Life Story


A writing prompt from the GypsyMama.  
Write for 5 minutes straight on Empty, then stop.

Last night was one of those rare times when my house, aside from the dogs and I, stood empty.

It was amazingly creepy.

For I tend to be a fanciful person, I see flashes of shadow people from the corner of my eye, I hear noises which by anyone more grounded than myself would seem to be the house “settling”, I am convinced whenever Mimsy growls at something outside the window, at something in the corner {which for the life of me I cannot see at all}, that there is indeed something there.  Visible only to her canine senses, impossible for my eyes to detect.

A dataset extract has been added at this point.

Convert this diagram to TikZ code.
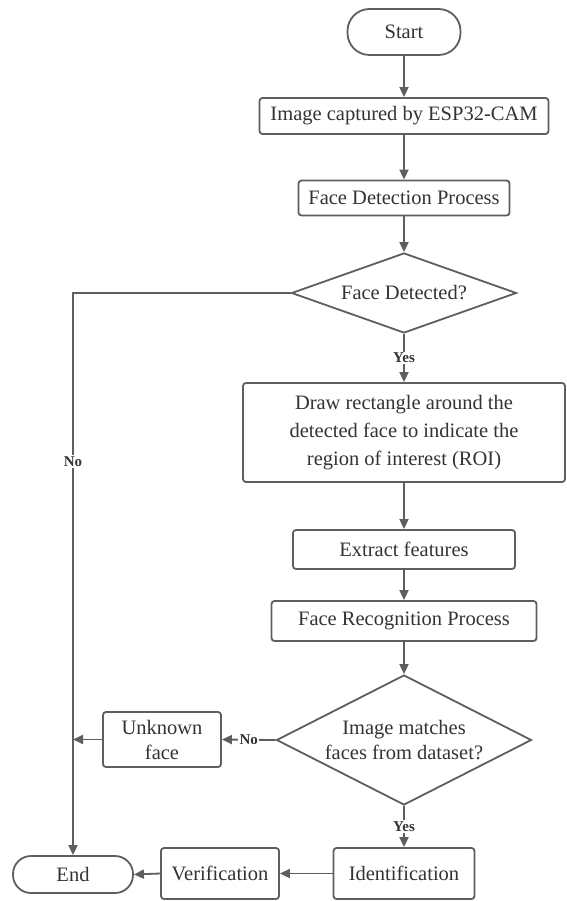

And I wonder, during those rare moments, what I shall do when Someday arrives.  That horrible, long dreaded and ignored Someday: when the house is indeed empty but for the dogs and myself.

(And perhaps Girly Girl.  But I can’t image our busy author of the creepy notes {They’re in my closet….} being of much practical help at all).

That Someday when Scott will be at work, Girly Girl will be busy with her Girly Girl activities, my boys will be grown and off living their lives, pursuing their dreams and though just a phone call, a skype away in our ultra connected world, not Here. And Witt’s End will stand (mostly) empty but for myself and my dogs and their growls directed into empty corners.

So now I prepare to fill that emptiness.  For, along with fanciful, I am a glass half full kinda person.  A fill that glass till it’s brimming over, flooding the joy and laughter and life across the counter, down the cupboards, across the floor.

{I’ll trip those shadow people up, I’ll rinse out those dark corners, (dust bunnies damp tailed and in retreat)}.

Working on filling that fearful, future emptiness.  With words and colors, peace and growth.  Well watered from my half full and filling glass.